Of course, there are no wonders in this world that is why it will still take the same time to obtain the flags. However, there appears a much more important limitation now: fast ALU doesn’t work with all the operations but only with the simplest ones, such as ADD. In order to make the above described mechanism work flawlessly, fast ALU should execute only those micro-operations that process their operands starting with the low-order positions and going towards the high-order positions, and in no way on the contrary. All the operations that do not comply with this condition will be processed by slow ALU. And if we will have to transfer the operands to the slow unit in this case, then the resulting delay will equal 4 ticks (two clock cycles).

The best example of an operation that can ruin the convenient processing order is the Shift operation. This command is supposedly executed in the FPU unit of the Northwood processor. To be more exact, this unit is called MMX-shifter.

Let’s read it once again: all shift are performed in MMX-shifter with 4 ticks delay. But they are being sent to slow ALU, aren’t they? What is the connection between slow ALU and this MMX-shifter then?
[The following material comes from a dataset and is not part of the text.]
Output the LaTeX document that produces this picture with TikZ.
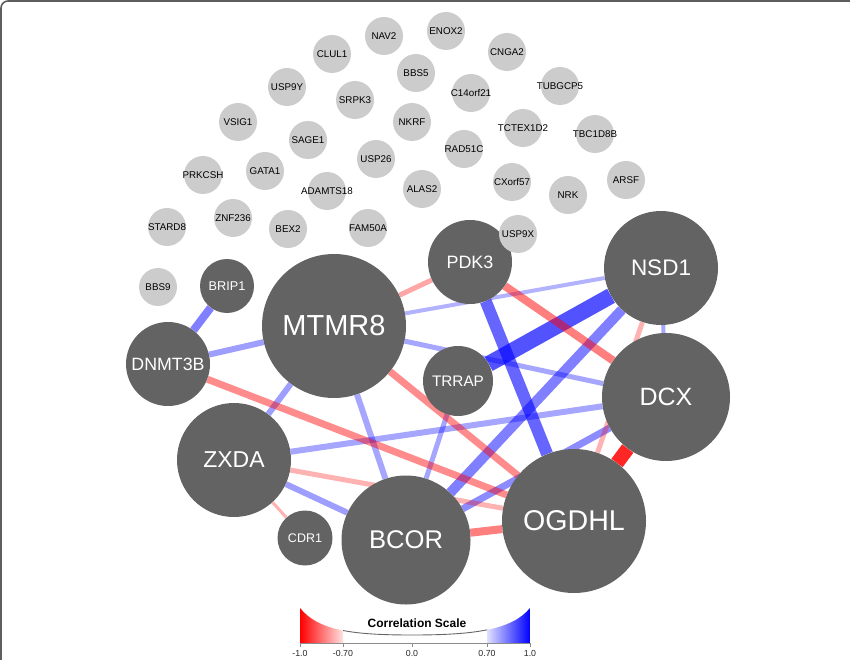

We get the impression that slow ALU unit is a kind of a virtual unit at all! It looks like this unit receives the tasks, transforms them into acceptable format and then sends to the actual execution units. In other words, it serves mostly as a “helper and manager” rather than the direct commands executor.

Since different operations are executed in different units the results turn out pretty interesting. Let’s consider, for instance, a “4 positions shift to the left” operation, i.e. multiplication by 16. This operation can be performed as MULTIPLY command, but it will take a lot of time this way, because Northwood doesn’t have an integer multiplication unit (!) (it used to make many CPU-design gurus really furious). Also, this operation can be performed directly as it is and we already know that in this case it will take 4 clocks (8 ticks). But since far not all operations require the same amount of time for their complete execution, it would make sense to replace one type of operations with another. In particular, you can see from the example above that it would be much more economical to replace the SHIFT operation requiring 4 clocks with four ADD operations, because the total time they will need to be completed is only 2 clocks (4 ticks). Moreover, it is better to replace SHIFT operations with ADD operations up to 7-position shifts. In fact, the Intel’s compiler used to do it exactly this way until Prescott core arrived.